On Friday, Graham Spanier, the former Penn State University president was convicted by a jury in Pennsylvania of a single count of child endangerment in connection to covering up a 2001 case involving disgraced coach Jerry Sandusky.
The good news was a charge of conspiracy was dropped, as was a second misdemeanor of child endangerment.
There was no piling on. Spanier still faces five years in prison. His lawyer says there will be an appeal.
But this is a meaningful juncture, as it allows all of you in higher ed to formally learn the Spanier lesson, akin to maybe something the Catholic Church should have learned a long time ago.
When it comes to sexual abuse, or anything sexual that smacks of criminality, you report it to police. You don’t cover it up. You don’t think of the institution you represent first.
The obligation is to the people involved. An alleged perp(s). Or the victim(s).
And then you think of the people of your community and state, and turn over what you know to those trained to find the truth and deliver justice.
That’s not exactly what Spanier and two of his top administrators did in 2001 when they heard a complaint by graduate coaching assistant Mike McQueary, who said he saw coach Jerry Sandusky molest a boy in a team shower.
Instead of reporting it immediately, Spanier, along with his athletic director Tim Curley and vice president Gary Schultz engaged in a debate over notes and e-mails over what to do.
Both Curley and Schultz were allowed to plead guilty to a single misdemeanor child endangerment count But the prosecution used them and their communications to make the case against Spanier. The administrators said they wanted to inform the state Department of Welfare, but Spanier nixed the idea.
“The only downside for us is if the message isn’t ‘heard’ and acted upon, and we then become vulnerable for not having reported it,” Spanier told Curley and Schultz in a 2001 email. He even thought the plan was a “humane and reasonable way to proceed.”
Maybe. But not if you were the victim.
In their defense, Spanier, Curley and Schultz all denied they were told the shower incident was sexual in nature.
But was that reason not to report McQueary’s claim to police or welfare authorities?
Spanier learned that not reporting such matters comes at a real price.

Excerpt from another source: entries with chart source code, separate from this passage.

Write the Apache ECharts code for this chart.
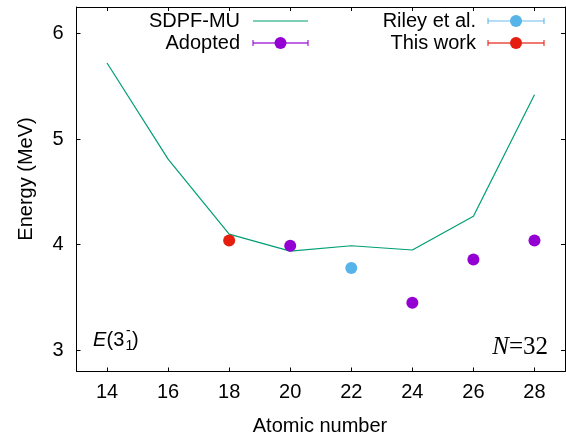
<!DOCTYPE html>
<html>
<head>
<meta charset="utf-8">
<title>E(3-) N=32</title>
<script src="https://cdn.jsdelivr.net/npm/echarts@6/dist/echarts.min.js"></script>
<style>
html,body{margin:0;padding:0;background:#fff;}
#main{width:566px;height:439px;}
</style>
</head>
<body>
<div id="main"></div>
<script>
// values
var zTicks = [14, 16, 18, 20, 22, 24, 26, 28];
var eTicks = [3, 4, 5, 6];
var sdpfZ = [14, 16, 18, 20, 22, 24, 26, 28];
var sdpfE = [5.72, 4.81, 4.10, 3.94, 3.99, 3.95, 4.27, 5.42];
var adoptedZ = [20, 24, 26, 28];
var adoptedE = [3.99, 3.45, 3.86, 4.04];
var rileyZ = [22];
var rileyE = [3.78];
var thisZ = [18];
var thisE = [4.04];

function pairs(xs, ys) {
    return xs.map(function (x, i) { return [x, ys[i]]; });
}

var FONT = '"Liberation Sans", Arial, sans-serif';
var cGreen = '#009e73', cPurple = '#9400d3', cBlue = '#56b4e9', cRed = '#e51e10';

var chart = echarts.init(document.getElementById('main'));

// legend entry: text right-aligned, then sample line with caps and marker
function legendItem(label, tx, y, x0, x1, color, withDot, lw) {
    var items = [{
        type: 'text', x: tx, y: y,
        style: { text: label, font: '20px ' + FONT, fill: '#000', align: 'right', verticalAlign: 'middle' }
    }];
    items.push({
        type: 'line', shape: { x1: x0, y1: y, x2: x1, y2: y },
        style: { stroke: color, lineWidth: lw, opacity: withDot ? 0.6 : 1 }
    });
    if (withDot) {
        items.push({ type: 'line', shape: { x1: x0, y1: y - 3, x2: x0, y2: y + 3 }, style: { stroke: color, lineWidth: 1.5, opacity: 0.7 } });
        items.push({ type: 'line', shape: { x1: x1, y1: y - 3, x2: x1, y2: y + 3 }, style: { stroke: color, lineWidth: 1.5, opacity: 0.7 } });
        items.push({ type: 'circle', shape: { cx: (x0 + x1) / 2, cy: y, r: 6 }, style: { fill: color } });
    }
    return items;
}

var graphics = []
    .concat(legendItem('SDPF-MU', 240, 21, 253, 308, cGreen, false, 1.2))
    .concat(legendItem('Adopted', 240, 43, 253, 308, cPurple, true, 2))
    .concat(legendItem('Riley et al.', 476, 21, 488, 544, cBlue, true, 1.5))
    .concat(legendItem('This work', 476, 43, 488, 544, cRed, true, 2));

// axis titles
graphics.push({
    type: 'text', x: 26, y: 179, rotation: Math.PI / 2,
    style: { text: 'Energy (MeV)', font: '20px ' + FONT, fill: '#000', align: 'center', verticalAlign: 'middle' }
});
graphics.push({
    type: 'text', x: 320, y: 426,
    style: { text: 'Atomic number', font: '20px ' + FONT, fill: '#000', align: 'center', verticalAlign: 'middle' }
});
// E(3-_1) label
var lbl = { fill: '#000', verticalAlign: 'middle' };
graphics.push({ type: 'text', x: 93, y: 340.5, style: Object.assign({ text: 'E', font: 'italic 20px ' + FONT }, lbl) });
graphics.push({ type: 'text', x: 106.5, y: 340.5, style: Object.assign({ text: '(3', font: '20px ' + FONT }, lbl) });
graphics.push({ type: 'text', x: 126, y: 331, style: Object.assign({ text: '-', font: '14px ' + FONT }, lbl) });
graphics.push({ type: 'text', x: 125.5, y: 346, style: Object.assign({ text: '1', font: '14px ' + FONT }, lbl) });
graphics.push({ type: 'text', x: 132, y: 340.5, style: Object.assign({ text: ')', font: '20px ' + FONT }, lbl) });
// N=32
graphics.push({
    type: 'text', x: 548, y: 360,
    style: {
        text: '{i|N}{r|=32}', align: 'right', verticalAlign: 'bottom',
        rich: {
            i: { font: 'italic 25px "Liberation Serif", serif', fill: '#000' },
            r: { font: '25px "Liberation Serif", serif', fill: '#000' }
        }
    }
});

function xAx(pos, showLabel) {
    return {
        type: 'value', position: pos, min: 13, max: 29,
        axisLine: { onZero: false, lineStyle: { color: '#000', width: 1 } },
        axisTick: { inside: true, length: 4, customValues: zTicks, lineStyle: { color: '#000' } },
        axisLabel: { show: showLabel, customValues: zTicks, margin: 11, fontSize: 20, color: '#000', fontFamily: FONT },
        splitLine: { show: false }
    };
}
function yAx(pos, showLabel) {
    return {
        type: 'value', position: pos, min: 2.8, max: 6.25,
        axisLine: { onZero: false, lineStyle: { color: '#000', width: 1 } },
        axisTick: { inside: true, length: 4, customValues: eTicks, lineStyle: { color: '#000' } },
        axisLabel: { show: showLabel, customValues: eTicks, margin: 13, fontSize: 20, color: '#000', fontFamily: FONT },
        splitLine: { show: false }
    };
}

var option = {
    backgroundColor: '#fff',
    animation: false,
    grid: { left: 76.5, right: 1, top: 7, bottom: 67.5 },
    xAxis: [xAx('bottom', true), xAx('top', false)],
    yAxis: [yAx('left', true), yAx('right', false)],
    graphic: graphics,
    series: [
        {
            name: 'SDPF-MU', type: 'line', data: pairs(sdpfZ, sdpfE),
            showSymbol: false, symbol: 'none',
            lineStyle: { color: cGreen, width: 1.2 }, z: 2
        },
        {
            name: 'Adopted', type: 'scatter', data: pairs(adoptedZ, adoptedE),
            symbolSize: 12, itemStyle: { color: cPurple, opacity: 1 }, z: 3
        },
        {
            name: 'Riley et al.', type: 'scatter', data: pairs(rileyZ, rileyE),
            symbolSize: 12, itemStyle: { color: cBlue, opacity: 1 }, z: 3
        },
        {
            name: 'This work', type: 'scatter', data: pairs(thisZ, thisE),
            symbolSize: 12, itemStyle: { color: cRed, opacity: 1 }, z: 3
        }
    ]
};
chart.setOption(option);
</script>
</body>
</html>
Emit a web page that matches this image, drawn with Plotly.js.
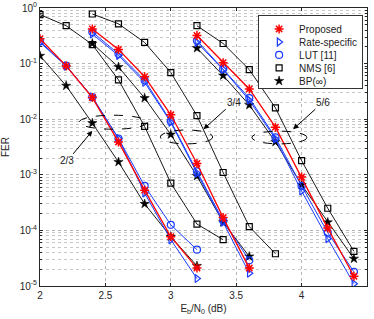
<!DOCTYPE html>
<html>
<head>
<meta charset="utf-8">
<script src="https://cdn.plot.ly/plotly-3.0.1.min.js"></script>
<style>html,body{margin:0;padding:0;background:#fff;}#chart{width:374px;height:319px;}</style>
</head>
<body>
<div id="chart"></div>
<script>
// ---- data ----
const x23 = [2.0, 2.2, 2.4, 2.6, 2.8, 3.0, 3.2];
const x23nms = [2.0, 2.2, 2.4, 2.6, 2.8, 3.0, 3.2, 3.4];
const x34 = [2.4, 2.6, 2.8, 3.0, 3.2, 3.4, 3.6];
const x34nms = [2.4, 2.6, 2.8, 3.0, 3.2, 3.4, 3.6, 3.8];
const x56 = [3.2, 3.4, 3.6, 3.8, 4.0, 4.2, 4.4];

const proposed23 = [0.28, 0.091, 0.0245, 0.0039, 5.3e-4, 7.7e-5, 2.1e-5];
const rateSpec23 = [0.24, 0.090, 0.025, 0.0045, 4.7e-4, 6.8e-5, 1.36e-5];
const lut23      = [0.25, 0.092, 0.025, 0.0045, 6.3e-4, 1.26e-4, 4.5e-5];
const nms23      = [0.76, 0.48, 0.22, 0.051, 0.0074, 7.1e-4, 1.3e-4, 6.8e-5];
const bp23       = [0.138, 0.040, 0.0085, 1.7e-3, 3.0e-4, 7.7e-5, 2.3e-5];

const proposed34 = [0.42, 0.18, 0.058, 0.012, 1.6e-3, 1.7e-4, 2.1e-5];
const rateSpec34 = [0.34, 0.14, 0.046, 0.0088, 1.07e-3, 1.4e-4, 1.7e-5];
const lut34      = [0.37, 0.15, 0.050, 0.0092, 1.15e-3, 1.5e-4, 2.9e-5];
const nms34      = [0.78, 0.52, 0.24, 0.069, 0.0116, 1.1e-3, 1.17e-4, 3.8e-5];
const bp34       = [0.23, 0.087, 0.024, 0.0053, 9.5e-4, 1.4e-4, 3.4e-5];

const proposed56 = [0.32, 0.104, 0.035, 0.0072, 9.1e-4, 1.1e-4, 1.5e-5];
const rateSpec56 = [0.24, 0.078, 0.022, 0.0044, 5.1e-4, 7.1e-5, 1.1e-5];
const lut56      = [0.26, 0.080, 0.024, 0.0047, 6.3e-4, 9.1e-5, 1.8e-5];
const nms56      = [0.48, 0.23, 0.078, 0.016, 1.8e-3, 2.5e-4, 4.2e-5];
const bp56       = [0.19, 0.061, 0.018, 0.0039, 6.6e-4, 1.4e-4, 3.1e-5];

const seriesNames = ['Proposed', 'Rate-specific', 'LUT [11]', 'NMS [6]', 'BP(\u221e)'];
const rateLabels = ['2/3', '3/4', '5/6'];
const xTickVals = [2, 2.5, 3, 3.5, 4, 4.5];
const xTickText = ['2', '2.5', '3', '3.5', '4', '4.5'];
const yTickVals = [1e-5, 1e-4, 1e-3, 1e-2, 1e-1, 1];
const yTickText = ['10<sup>-5</sup>', '10<sup>-4</sup>', '10<sup>-3</sup>', '10<sup>-2</sup>', '10<sup>-1</sup>', '10<sup>0</sup>'];

// ---- styles ----
const RED = '#ff0000', BLUE = '#1a3cff', BLACK = '#000000';
const styles = [
  {color: RED,   symbol: 'asterisk-open',       size: 7.5, lw: 1.3},
  {color: BLUE,  symbol: 'triangle-right-open', size: 7, lw: 1.0},
  {color: BLUE,  symbol: 'circle-open',         size: 7, lw: 1.0},
  {color: BLACK, symbol: 'square-open',         size: 6, lw: 0.9},
  {color: BLACK, symbol: 'star',                size: 7, lw: 0.9}
];

const groups = [
  {x: [x23, x23, x23, x23nms, x23], y: [proposed23, rateSpec23, lut23, nms23, bp23]},
  {x: [x34, x34, x34, x34nms, x34], y: [proposed34, rateSpec34, lut34, nms34, bp34]},
  {x: [x56, x56, x56, x56, x56],    y: [proposed56, rateSpec56, lut56, nms56, bp56]}
];

const markerOf = s => ({symbol: s.symbol, size: s.size, color: s.color,
  line: {color: s.color, width: s.symbol === 'star' ? 0.5 : (s.symbol === 'asterisk-open' ? 1.5 : 1.2)}});

const traces = [];
// draw order: black first, then blue, red on top
const order = [3, 4, 2, 1, 0];
groups.forEach(g => {
  order.forEach(i => {
    const s = styles[i];
    traces.push({
      type: 'scatter', mode: 'lines+markers',
      x: g.x[i], y: g.y[i], name: seriesNames[i], showlegend: false,
      line: {color: s.color, width: s.lw},
      marker: markerOf(s)
    });
  });
});
// legend entries (markers only, as in the reference)
styles.forEach((s, i) => {
  traces.push({
    type: 'scatter', mode: 'markers', x: [null], y: [null], name: seriesNames[i],
    showlegend: true, hoverinfo: 'skip', marker: markerOf(s)
  });
});

// minor log grid values
const minorVals = [];
for (let e = -5; e < 0; e++) for (let d = 2; d <= 9; d++) minorVals.push(d * Math.pow(10, e));

const ell = {type: 'circle', xref: 'x', yref: 'y', line: {color: BLACK, width: 1, dash: 'dash'}};
const shapes = [
  Object.assign({}, ell, {x0: 2.30, x1: 2.82, y0: 6.6e-3, y1: 1.18e-2}),
  Object.assign({}, ell, {x0: 2.92, x1: 3.32, y0: 3.6e-3, y1: 6.4e-3}),
  Object.assign({}, ell, {x0: 3.62, x1: 4.04, y0: 3.6e-3, y1: 6.1e-3})
];

const annFont = {family: 'Liberation Sans, Arial, sans-serif', size: 10, color: '#222'};
const ann = (x, ly, ax, ay, text) => ({
  x: x, y: ly, xref: 'x', yref: 'y', text: text, showarrow: true,
  ax: ax, ay: ay, arrowhead: 2, arrowsize: 1.1, arrowwidth: 1, arrowcolor: BLACK,
  font: annFont, standoff: 0
});
const annotations = [
  ann(2.40, -2.21, -25, 30, rateLabels[0]),
  ann(3.25, -2.18, 30, -27, rateLabels[1]),
  ann(3.935, -2.18, 30, -27, rateLabels[2])
];

const axisFont = {family: 'Liberation Sans, Arial, sans-serif', size: 10, color: '#262626'};
const layout = {
  width: 374, height: 319,
  margin: {l: 40, r: 7, t: 8, b: 33, pad: 0},
  paper_bgcolor: '#fff', plot_bgcolor: '#fff',
  font: axisFont,
  showlegend: true,
  legend: {x: 0.667, y: 0.975, xanchor: 'left', yanchor: 'top',
           bgcolor: '#fff', bordercolor: '#333', borderwidth: 1,
           font: {family: 'Liberation Sans, Arial, sans-serif', size: 10, color: '#222'},
           itemwidth: 30, tracegroupgap: 0},
  xaxis: {
    range: [2, 4.5], tickmode: 'array', tickvals: xTickVals, ticktext: xTickText,
    showgrid: true, gridcolor: '#b5b5b5', griddash: 'dot', gridwidth: 1,
    zeroline: false, showline: true, linecolor: '#262626', linewidth: 1, mirror: 'allticks',
    ticks: 'inside', ticklen: 3, tickcolor: '#262626', tickfont: axisFont,
    title: {text: 'E<sub>b</sub>/N<sub>0</sub> (dB)', font: axisFont, standoff: 4}
  },
  yaxis: {
    type: 'log', range: [-5, 0], tickmode: 'array', tickvals: yTickVals, ticktext: yTickText,
    showgrid: true, gridcolor: '#b5b5b5', griddash: 'dot', gridwidth: 1,
    zeroline: false, showline: true, linecolor: '#262626', linewidth: 1, mirror: 'allticks',
    ticks: 'inside', ticklen: 3, tickcolor: '#262626', tickfont: axisFont,
    minor: {tickmode: 'array', tickvals: minorVals, showgrid: true, gridcolor: '#c8c8c8',
            griddash: 'dot', gridwidth: 1, ticks: 'inside', ticklen: 2, tickcolor: '#262626'},
    title: {text: 'FER', font: axisFont, standoff: 8}
  },
  shapes: shapes,
  annotations: annotations
};

Plotly.newPlot('chart', traces, layout, {displayModeBar: false, staticPlot: true}).then(gd => {
  // tighten legend row spacing to match the compact reference legend
  const leg = gd.querySelector('g.legend');
  if (!leg) return;
  const items = leg.querySelectorAll('g.traces');
  const rowGap = 13;
  let x0 = 0, y0 = 10;
  if (items.length) {
    const m = /translate\(\s*([-\d.]+)[ ,]+([-\d.]+)/.exec(items[0].getAttribute('transform') || '');
    if (m) { x0 = parseFloat(m[1]); y0 = parseFloat(m[2]) - 1.5; }
  }
  items.forEach((g, i) => g.setAttribute('transform', 'translate(' + x0 + ',' + (y0 + rowGap * i) + ')'));
  const h = y0 + rowGap * (items.length - 1) + 7;
  const bg = leg.querySelector('rect.bg');
  if (bg) bg.setAttribute('height', h);
  leg.querySelectorAll('clipPath rect').forEach(r => r.setAttribute('height', h));
});
</script>
</body>
</html>
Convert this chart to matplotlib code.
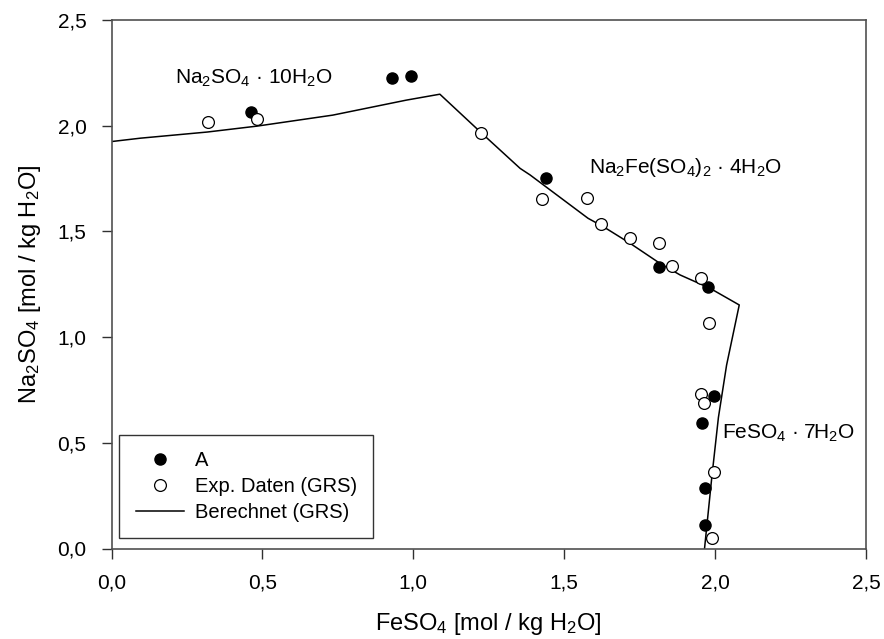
import matplotlib
matplotlib.use("Agg")
import matplotlib.pyplot as plt
from matplotlib.ticker import FixedLocator

plt.rcParams['font.family'] = ['Liberation Sans', 'DejaVu Sans']
plt.rcParams['mathtext.fontset'] = 'custom'
plt.rcParams['mathtext.rm'] = 'Liberation Sans'
plt.rcParams['mathtext.default'] = 'regular'

# Series A (filled)
a_x = [0.462, 0.931, 0.994, 1.440, 1.813, 1.978, 1.998, 1.955, 1.968, 1.968]
a_y = [2.064, 2.225, 2.235, 1.752, 1.331, 1.236, 0.720, 0.592, 0.284, 0.109]

# Exp. Daten (GRS) (open)
e_x = [0.320, 0.482, 1.225, 1.427, 1.575, 1.622, 1.717, 1.813, 1.856, 1.952,
       1.981, 1.952, 1.962, 1.995, 1.989]
e_y = [2.017, 2.031, 1.965, 1.652, 1.657, 1.534, 1.468, 1.444, 1.335, 1.278,
       1.065, 0.729, 0.686, 0.360, 0.052]

# Berechnet (GRS) curve
c_x = [0.000, 0.096, 0.317, 0.482, 0.733, 0.977, 1.088, 1.227, 1.354, 1.387,
       1.579, 1.630, 1.718, 1.817, 1.884, 1.983, 2.080, 2.038, 2.011, 1.989, 1.965]
c_y = [1.925, 1.941, 1.970, 1.998, 2.050, 2.121, 2.149, 1.964, 1.798, 1.767,
       1.562, 1.522, 1.444, 1.349, 1.294, 1.231, 1.152, 0.867, 0.620, 0.336, 0.000]

ticks = [0.0, 0.5, 1.0, 1.5, 2.0, 2.5]
tick_labels = ['0,0', '0,5', '1,0', '1,5', '2,0', '2,5']

fig = plt.figure(figsize=(8.84, 6.39), dpi=100)
ax = fig.add_axes([111.5/884, 1 - 548.5/639, (866 - 111.5)/884, (548.5 - 20)/639])

ax.plot(c_x, c_y, color='black', lw=1.1, label='Berechnet (GRS)', zorder=2)
ax.plot(a_x, a_y, 'o', ms=8, mfc='black', mec='black', mew=1.0, ls='none', label='A', zorder=3)
ax.plot(e_x, e_y, 'o', ms=8.5, mfc='white', mec='black', mew=0.9, ls='none',
        label='Exp. Daten (GRS)', zorder=4)

ax.set_xlim(0, 2.5)
ax.set_ylim(0, 2.5)
ax.xaxis.set_major_locator(FixedLocator(ticks))
ax.yaxis.set_major_locator(FixedLocator(ticks))
ax.set_xticklabels(tick_labels)
ax.set_yticklabels(tick_labels)
ax.tick_params(direction='out', length=7, width=1, labelsize=15, pad=11,
               top=False, right=False, color='#303030')
for s in ax.spines.values():
    s.set_color('#505050')
    s.set_linewidth(1.2)

ax.set_xlabel(r'FeSO$_4$ [mol / kg H$_2$O]', fontsize=17, labelpad=13)
ax.set_ylabel(r'Na$_2$SO$_4$ [mol / kg H$_2$O]', fontsize=17, labelpad=10)

ax.text(0.211, 2.225, r'Na$_2$SO$_4$ · 10H$_2$O', fontsize=15, va='center', ha='left')
ax.text(1.582, 1.804, r'Na$_2$Fe(SO$_4$)$_2$ · 4H$_2$O', fontsize=15, va='center', ha='left')
ax.text(2.024, 0.545, r'FeSO$_4$ · 7H$_2$O', fontsize=15, va='center', ha='left')

h, l = ax.get_legend_handles_labels()
order = [1, 2, 0]
leg = ax.legend([h[i] for i in order], [l[i] for i in order],
                loc='lower left', bbox_to_anchor=(0.0106, 0.019), borderaxespad=0,
                fontsize=14.5, frameon=True, fancybox=False, edgecolor='black',
                handlelength=2.4, handletextpad=0.55, borderpad=0.8, labelspacing=0.35)
leg.get_frame().set_linewidth(1.0)

fig.savefig('out.png', dpi=100)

It’s not the university’s role to supercede the law.
The bad publicity Spanier feared has now come back to haunt in massively.
For not acting in 2001, Sandusky was allowed to continue his evil ways until he was arrested in 2011. The arrest caused the major scandal resulting in the firing of legendary head coach Joe Paterno.
Sandusky is currently serving a sentence of 10-30 years for abusing 10 boys.
Penn State has paid mightily too: More than $90 million to settle claims by over 30 accusers; and fines of $48 million by the NCAA. Not to mention a perpetual cloud that hangs over the football team once led by the iconic Paterno.
“The verdict, their words and pleas indicate a profound failure of leadership,” Penn State said in a statement. “And while we cannot undo the past, we have re-dedicated ourselves and our university to act always with the highest integrity, in affirming the shared values of our community.”
Who knows how many emails it took to come up with that perfectly official PR statement.
We’ll have to see by its actions, if Penn State finally learned its lesson.
But the jury has spoken. Spanier was wrong thinking of PR first, protecting the institution, and not the people it serves.